Mozart/Beethoven: Fidelio

If recent recordings – and indeed productions – of Mozart’s dramma giocoso have tended to take their lead from the opera’s alternative title, Il dissoluto punito, and concentrate on its darker side, this reissue of Fricsay’s 1959 recording is welcome for its emphasis on the work’s lighter, comic side. Fricsay’s exhilarating tempos, combined with performances of great freshness and charm from the regular ensemble of Mozart specialists with whom he worked, make for an excellent performance.

Our rating

4

Published: January 20, 2012 at 2:34 pm

COMPOSERS: Mozart/Beethoven
LABELS: DG
WORKS: Fidelio
PERFORMER: Ernst Haefliger, Leonie Rysanek, Dietrich Fischer-Dieskau, Gottlob Frick, Irmgard Seefried, Friedrich Lenz; Bavarian State Opera Chorus and Orchestra/Ferenc Fricsay
CATALOGUE NO: 437 345-2 ADD (Reissue, 1963)
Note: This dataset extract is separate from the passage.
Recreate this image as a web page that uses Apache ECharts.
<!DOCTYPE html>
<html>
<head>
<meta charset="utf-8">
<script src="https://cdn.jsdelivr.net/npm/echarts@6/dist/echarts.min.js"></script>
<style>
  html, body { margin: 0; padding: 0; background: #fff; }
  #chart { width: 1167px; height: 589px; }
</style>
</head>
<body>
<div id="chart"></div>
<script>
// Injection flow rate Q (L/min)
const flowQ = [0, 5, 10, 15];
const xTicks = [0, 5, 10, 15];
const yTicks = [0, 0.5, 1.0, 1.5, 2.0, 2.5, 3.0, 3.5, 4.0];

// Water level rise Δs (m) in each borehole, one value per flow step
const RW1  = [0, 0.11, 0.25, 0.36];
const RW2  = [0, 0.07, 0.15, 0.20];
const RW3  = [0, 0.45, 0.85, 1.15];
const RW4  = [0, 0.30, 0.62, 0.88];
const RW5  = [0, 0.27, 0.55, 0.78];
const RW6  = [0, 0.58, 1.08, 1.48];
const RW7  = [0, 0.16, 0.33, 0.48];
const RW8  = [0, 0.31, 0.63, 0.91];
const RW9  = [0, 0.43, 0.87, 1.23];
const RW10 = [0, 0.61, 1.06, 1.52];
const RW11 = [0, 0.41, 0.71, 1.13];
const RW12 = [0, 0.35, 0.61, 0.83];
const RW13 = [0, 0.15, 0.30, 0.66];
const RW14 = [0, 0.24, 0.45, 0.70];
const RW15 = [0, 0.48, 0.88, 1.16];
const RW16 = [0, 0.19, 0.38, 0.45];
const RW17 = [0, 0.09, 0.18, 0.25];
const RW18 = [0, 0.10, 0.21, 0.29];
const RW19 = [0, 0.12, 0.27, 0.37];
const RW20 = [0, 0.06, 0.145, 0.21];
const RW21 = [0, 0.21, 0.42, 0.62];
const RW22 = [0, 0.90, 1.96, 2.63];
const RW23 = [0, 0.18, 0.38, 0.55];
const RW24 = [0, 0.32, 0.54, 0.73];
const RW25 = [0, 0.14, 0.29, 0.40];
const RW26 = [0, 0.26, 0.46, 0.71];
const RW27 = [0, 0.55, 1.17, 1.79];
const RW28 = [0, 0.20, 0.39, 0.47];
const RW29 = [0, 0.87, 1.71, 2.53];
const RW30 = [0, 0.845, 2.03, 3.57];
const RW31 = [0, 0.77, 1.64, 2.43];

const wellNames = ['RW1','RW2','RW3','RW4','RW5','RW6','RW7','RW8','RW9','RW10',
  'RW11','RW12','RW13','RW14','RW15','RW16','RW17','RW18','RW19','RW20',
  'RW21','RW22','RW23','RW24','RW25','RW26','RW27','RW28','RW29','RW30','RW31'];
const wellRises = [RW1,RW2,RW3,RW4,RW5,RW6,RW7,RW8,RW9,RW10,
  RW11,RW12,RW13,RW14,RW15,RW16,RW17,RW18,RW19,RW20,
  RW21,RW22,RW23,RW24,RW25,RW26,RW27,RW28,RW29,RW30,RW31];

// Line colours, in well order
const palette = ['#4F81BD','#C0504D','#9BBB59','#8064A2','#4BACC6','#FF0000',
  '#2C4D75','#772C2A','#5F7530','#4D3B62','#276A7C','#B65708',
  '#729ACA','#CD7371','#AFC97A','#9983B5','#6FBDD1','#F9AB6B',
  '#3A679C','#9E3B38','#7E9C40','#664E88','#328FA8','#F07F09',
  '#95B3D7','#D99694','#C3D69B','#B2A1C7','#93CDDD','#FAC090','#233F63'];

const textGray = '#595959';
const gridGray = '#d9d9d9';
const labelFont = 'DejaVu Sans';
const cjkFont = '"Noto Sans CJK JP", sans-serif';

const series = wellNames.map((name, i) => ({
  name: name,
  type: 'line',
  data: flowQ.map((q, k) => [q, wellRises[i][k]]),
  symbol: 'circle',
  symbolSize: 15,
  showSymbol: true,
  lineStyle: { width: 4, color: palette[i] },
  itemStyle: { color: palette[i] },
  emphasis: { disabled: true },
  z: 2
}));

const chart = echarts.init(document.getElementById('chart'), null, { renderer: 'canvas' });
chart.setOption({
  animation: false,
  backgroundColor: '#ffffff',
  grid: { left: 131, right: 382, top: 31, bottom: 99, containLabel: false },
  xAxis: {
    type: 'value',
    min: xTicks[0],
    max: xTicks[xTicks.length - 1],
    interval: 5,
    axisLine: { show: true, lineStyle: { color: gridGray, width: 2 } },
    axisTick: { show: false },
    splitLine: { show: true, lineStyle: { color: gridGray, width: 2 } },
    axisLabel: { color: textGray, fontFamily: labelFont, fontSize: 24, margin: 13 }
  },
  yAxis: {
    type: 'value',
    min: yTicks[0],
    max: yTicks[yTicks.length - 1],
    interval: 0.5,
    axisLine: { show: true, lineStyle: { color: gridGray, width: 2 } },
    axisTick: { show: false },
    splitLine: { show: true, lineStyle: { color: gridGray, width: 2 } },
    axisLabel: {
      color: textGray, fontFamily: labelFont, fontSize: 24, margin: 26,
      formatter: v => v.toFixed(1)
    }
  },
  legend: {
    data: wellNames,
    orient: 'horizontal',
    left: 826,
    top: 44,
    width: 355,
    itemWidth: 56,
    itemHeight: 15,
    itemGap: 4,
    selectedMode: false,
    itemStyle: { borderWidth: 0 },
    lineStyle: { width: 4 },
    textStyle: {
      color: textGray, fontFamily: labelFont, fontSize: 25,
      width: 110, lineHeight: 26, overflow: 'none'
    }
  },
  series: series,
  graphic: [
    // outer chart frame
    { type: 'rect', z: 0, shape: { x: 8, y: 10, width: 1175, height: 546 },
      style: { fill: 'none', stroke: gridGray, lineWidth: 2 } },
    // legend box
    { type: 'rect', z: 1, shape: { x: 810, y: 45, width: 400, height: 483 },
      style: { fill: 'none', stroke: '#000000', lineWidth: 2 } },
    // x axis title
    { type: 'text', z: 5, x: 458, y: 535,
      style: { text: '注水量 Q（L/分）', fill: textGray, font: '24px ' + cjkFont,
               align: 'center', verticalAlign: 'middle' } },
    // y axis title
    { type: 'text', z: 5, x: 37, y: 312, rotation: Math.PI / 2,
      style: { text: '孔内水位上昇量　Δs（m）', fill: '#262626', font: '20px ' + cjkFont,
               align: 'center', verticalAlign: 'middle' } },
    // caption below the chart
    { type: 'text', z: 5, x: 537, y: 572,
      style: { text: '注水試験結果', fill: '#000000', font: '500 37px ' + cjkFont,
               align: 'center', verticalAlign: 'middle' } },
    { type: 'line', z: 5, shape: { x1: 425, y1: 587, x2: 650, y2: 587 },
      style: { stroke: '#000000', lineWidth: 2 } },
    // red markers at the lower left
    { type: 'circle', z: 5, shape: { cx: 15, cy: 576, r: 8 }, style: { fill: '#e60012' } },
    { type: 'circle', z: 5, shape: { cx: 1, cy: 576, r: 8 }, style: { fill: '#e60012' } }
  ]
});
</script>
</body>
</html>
If recent recordings – and indeed productions – of Mozart’s dramma giocoso have tended to take their lead from the opera’s alternative title, Il dissoluto punito, and concentrate on its darker side, this reissue of Fricsay’s 1959 recording is welcome for its emphasis on the work’s lighter, comic side. Fricsay’s exhilarating tempos, combined with performances of great freshness and charm from the regular ensemble of Mozart specialists with whom he worked, make for an excellent performance.

Dietrich Fischer-Dieskau is an irresistibly seductive Don; Sena Jurinac and Maria Stader complement each other perfectly as Donnas Anna and Elvira, the former ravishingly tragic and the latter glittering and incandescent; Irmgard Seefried is an enchanting Zerlina; and Ernst Haefliger sweetly lyrical as Don Ottavio.

If this Don Giovanni proves Fricsay and his regular cast supremely accomplished Mozartians, his Fidelio, again with Fischer-Dieskau (a chilling Pizarro), Seefried (a delightful Marzelline) and Haefliger, is less satisfying. The relentless speeds detract from rather than heighten the drama, and Haefliger, a lyric rather than heroic tenor, is too lightweight for Florestan. Overall, though, it is very well sung: Leonie Rysanek’s Leonore is impassioned, though occasionally strained, and Gottlob Frick is imposing as Rocco, but too little attention is paid to the characterisation. Far from ecstatic, Leonore and Florestan’s reunion is marked by a coolness, a real sense that they are singing into the microphone, not to one another. It is as though the singers are relying on the spoken dialogue (provided by actors) to create dramatic impetus. At least, however, the two scenes of Act II are allowed to run into each other – a stirring performance of the Leonore Overture No. 3 is included as an appendix instead.

Whatever the shortcomings dramatically, the sound on Fidelio (the first stereo recording made for DG) – as on the Don Giovanni – has been brilliantly remastered and is bright and expansive.